Proximal Causal Inference

Tchetgen Tchetgen et al. (2020). Identifies the ATE in the presence of an unmeasured confounder using two proxies of that confounder:

  • Z — "treatment-inducing confounding proxy": Z ⊥ Y | (D, U, X).
  • W — "outcome-inducing confounding proxy": W ⊥ D | (U, X).

plus measured covariates X.

       ┌── Z ──► D ──► Y ──┐
       │                   │
       U ───────────────── U     (U unobserved)
       │                   │
       └────── W ──────────┘

sp.proximal(...) — linear 2SLS on the outcome bridge

Assumes a linear outcome bridge :math:h(W, D, X) = \gamma_0 + \gamma_D D + \gamma_W^\top W + \gamma_X^\top X. Under that restriction the bridge equation reduces to a standard 2SLS problem where W is endogenous and Z is its instrument.

# Unobserved U → biased OLS; (Z, W) unblocks identification.
r = sp.proximal(
    df, y='lung_cancer', treat='smoker',
    proxy_z=['occupation'],             # treatment-side proxy (IV for W)
    proxy_w=['shs_exposure'],           # outcome-side proxy (endogenous)
    covariates=['age', 'sex'],          # exogenous controls
    bridge='linear',                    # currently the only option
)

r.estimate                              # γ_D — ATE under the linear bridge
r.model_info['first_stage_F']           # weak-instrument diagnostic (k_w==1 only)
r.model_info['bridge']                  # 'linear' — recorded for audit

Inference options

  • Closed-form SE (default): 2SLS sandwich, homoskedastic. r.model_info['se_method'] == '2sls_sandwich'.
  • Bootstrap SE: pass n_boot=500 to switch.
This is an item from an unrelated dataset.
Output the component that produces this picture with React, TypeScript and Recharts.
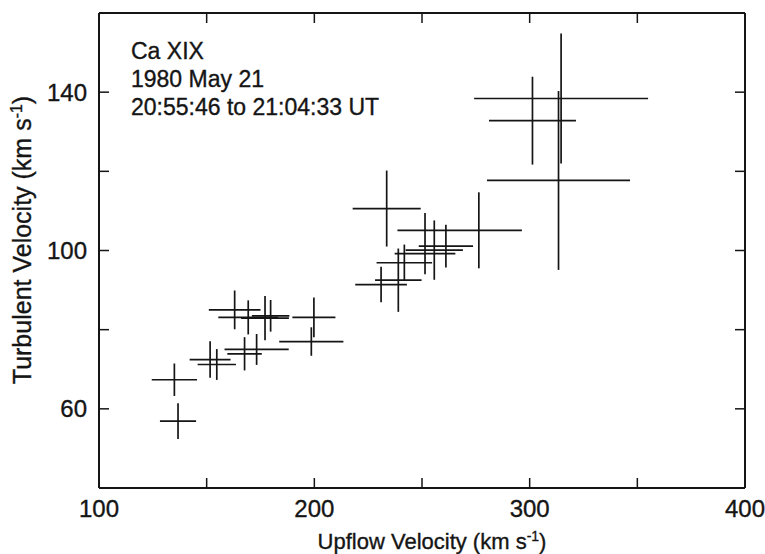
import React from 'react';
import { ScatterChart, Scatter, XAxis, YAxis, ErrorBar, Customized } from 'recharts';

// Upflow velocity (km/s) of each measurement
const upflow = [135.0, 136.7, 151.6, 154.7, 167.6, 173.2, 163.0, 169.3, 177.1, 179.7, 199.8, 198.6, 233.6, 231.0, 239.0, 241.8, 251.4, 255.7, 261.1, 276.4, 301.3, 314.6, 313.4];
// Turbulent velocity (km/s)
const turbulent = [67.35, 56.9, 72.45, 71.2, 73.9, 75.0, 85.0, 83.1, 82.9, 83.5, 83.1, 77.0, 110.6, 91.4, 92.5, 96.9, 99.2, 100.1, 101.1, 105.1, 132.8, 138.4, 117.7];
// Error bars (minus / plus)
const upflowErrLow = [10.5, 8.4, 9.5, 8.9, 8.0, 14.9, 12.0, 13.9, 11.1, 8.7, 10.0, 14.9, 15.8, 12.0, 10.8, 12.9, 14.1, 13.3, 12.6, 37.8, 20.2, 40.4, 33.2];
const upflowErrHigh = [10.5, 8.4, 9.5, 8.9, 8.0, 14.9, 12.0, 13.9, 11.1, 8.7, 10.0, 14.9, 15.8, 12.0, 10.8, 12.9, 14.1, 13.3, 12.6, 20.0, 20.2, 40.4, 33.2];
const turbErrLow = [4.1, 4.5, 4.6, 3.9, 4.2, 3.9, 4.9, 4.3, 5.6, 4.0, 5.0, 3.6, 9.6, 4.5, 8.0, 4.6, 5.2, 7.5, 5.4, 9.6, 11.1, 16.4, 22.6];
const turbErrHigh = [4.1, 4.5, 4.6, 3.9, 4.2, 3.9, 4.9, 4.3, 5.6, 4.0, 5.0, 3.6, 9.6, 4.5, 8.0, 4.6, 10.3, 7.5, 5.4, 9.6, 11.1, 16.4, 22.6];

const xTicks = [100, 150, 200, 250, 300, 350, 400];
const xLabels = [100, 200, 300, 400];
const yTicks = [60, 80, 100, 120, 140];
const yLabels = [60, 100, 140];

const annotationLines = ['Ca XIX', '1980 May 21', '20:55:46 to 21:04:33 UT'];

const data = upflow.map((x, i) => ({
  x,
  y: turbulent[i],
  xe: [upflowErrLow[i], upflowErrHigh[i]],
  ye: [turbErrLow[i], turbErrHigh[i]],
}));

const FONT = '"Liberation Sans", Arial, Helvetica, sans-serif';
const INK = '#151515';

const Texts = () => (
  <g fontFamily={FONT} fill={INK} stroke={INK} strokeWidth={0.35}>
    {annotationLines.map((t, i) => (
      <text key={t} x={131} y={59 + i * 27.8} fontSize={23}>
        {t}
      </text>
    ))}
    <text x={432} y={549} fontSize={22} textAnchor="middle">
      Upflow Velocity (km s<tspan dy={-8} fontSize={14}>-1</tspan>
      <tspan dy={8}>)</tspan>
    </text>
    <text x={31} y={240} fontSize={25} textAnchor="middle" transform="rotate(-90, 31, 240)">
      Turbulent Velocity (km s<tspan dy={-9} fontSize={16}>-1</tspan>
      <tspan dy={9}>)</tspan>
    </text>
  </g>
);

const axisLine = { stroke: INK, strokeWidth: 2 };
const tickLine = { stroke: INK, strokeWidth: 1.5 };
const tickStyle = { fill: INK, stroke: INK, strokeWidth: 0.35, fontSize: 24, fontFamily: FONT };

export default function App() {
  return (
    <div style={{ position: 'absolute', left: 0, top: 0, background: '#fff' }}>
      <ScatterChart width={765} height={554} margin={{ top: 12, right: 19, bottom: 0, left: 0 }}>
        <XAxis
          xAxisId="bottom"
          dataKey="x"
          type="number"
          domain={[100, 400]}
          ticks={xTicks}
          interval={0}
          height={66}
          tickSize={-10}
          tickMargin={22}
          axisLine={axisLine}
          tickLine={tickLine}
          tick={tickStyle}
          tickFormatter={(v: number) => (xLabels.includes(v) ? String(v) : '')}
          allowDataOverflow
        />
        <XAxis
          xAxisId="top"
          orientation="top"
          dataKey="x"
          type="number"
          domain={[100, 400]}
          ticks={xTicks}
          interval={0}
          height={1}
          tickSize={-10}
          axisLine={axisLine}
          tickLine={tickLine}
          tick={tickStyle}
          tickFormatter={() => ''}
          allowDataOverflow
        />
        <YAxis
          yAxisId="left"
          dataKey="y"
          type="number"
          domain={[40, 160]}
          ticks={yTicks}
          interval={0}
          width={99}
          tickSize={-10}
          tickMargin={22}
          axisLine={axisLine}
          tickLine={tickLine}
          tick={tickStyle}
          tickFormatter={(v: number) => (yLabels.includes(v) ? String(v) : '')}
          allowDataOverflow
        />
        <YAxis
          yAxisId="right"
          orientation="right"
          dataKey="y"
          type="number"
          domain={[40, 160]}
          ticks={yTicks}
          interval={0}
          width={1}
          tickSize={-10}
          axisLine={axisLine}
          tickLine={tickLine}
          tick={tickStyle}
          tickFormatter={() => ''}
          allowDataOverflow
        />
        <Scatter
          xAxisId="bottom"
          yAxisId="left"
          data={data}
          shape={() => <g />}
          isAnimationActive={false}
        >
          <ErrorBar direction="x" dataKey="xe" width={0} stroke={INK} strokeWidth={1.7} isAnimationActive={false} />
          <ErrorBar direction="y" dataKey="ye" width={0} stroke={INK} strokeWidth={1.7} isAnimationActive={false} />
        </Scatter>
        <Customized component={Texts} />
      </ScatterChart>
    </div>
  );
}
Failures are tracked and warned rather than silently falling back.
r = sp.proximal(df, y='y', treat='d',
                proxy_z=['z'], proxy_w=['w'],
                n_boot=500, seed=0)
r.model_info['se_method']             # 'bootstrap'
r.model_info['n_boot_failed']         # 0 for clean runs

Weak-instrument diagnostics

For a single endogenous proxy (k_w == 1), StatsPAI reports the first-stage F statistic of regressing W on the excluded Z (conditioning on X). A warning fires when F < 10.

if r.model_info['first_stage_F'] is not None:
    print(f"First-stage F: {r.model_info['first_stage_F']:.2f}")

For multiple endogenous proxies (k_w > 1), the correct diagnostic is the Cragg-Donald / Kleibergen-Paap minimum-eigenvalue statistic. That is not yet implemented — first_stage_F is None and a RuntimeWarning explains why. See docs/ROADMAP.md §2.

Class API

from statspai import ProximalCausalInference

obj = ProximalCausalInference(
    y='y', treat='d', proxy_z=['z'], proxy_w=['w'],
    covariates=['x'],
).fit(df)
r = obj.result_            # CausalResult

Non-linear bridges

Kernel (Mastouri et al. 2021) and sieve / RKHS (Deaner 2018) bridges are on the roadmap but not yet shipped. bridge='kernel' and bridge='sieve' currently raise NotImplementedError with a pointer to docs/ROADMAP.md §1.

The scaffold lives in statspai.proximal.p2sls — contributors interested in shipping a non-linear bridge should start there.

References

  • Tchetgen Tchetgen, E.J., Ying, A., Cui, Y., Shi, X. and Miao, W. (2020). An Introduction to Proximal Causal Learning. arXiv:2009.10982.
  • Miao, W., Geng, Z. and Tchetgen Tchetgen, E.J. (2018). Identifying causal effects with proxy variables of an unmeasured confounder. Biometrika 105(4).
  • Cui, Y., Pu, H., Shi, X., Miao, W. and Tchetgen Tchetgen, E.J. (2024). Semiparametric proximal causal inference. JASA.
  • Mastouri, A. et al. (2021). Proximal Causal Learning with Kernels. ICML. (kernel bridge — future work)
  • Deaner, B. (2018). Proxy Controls and Panel Data. arXiv:1810.00283. (sieve bridge — future work)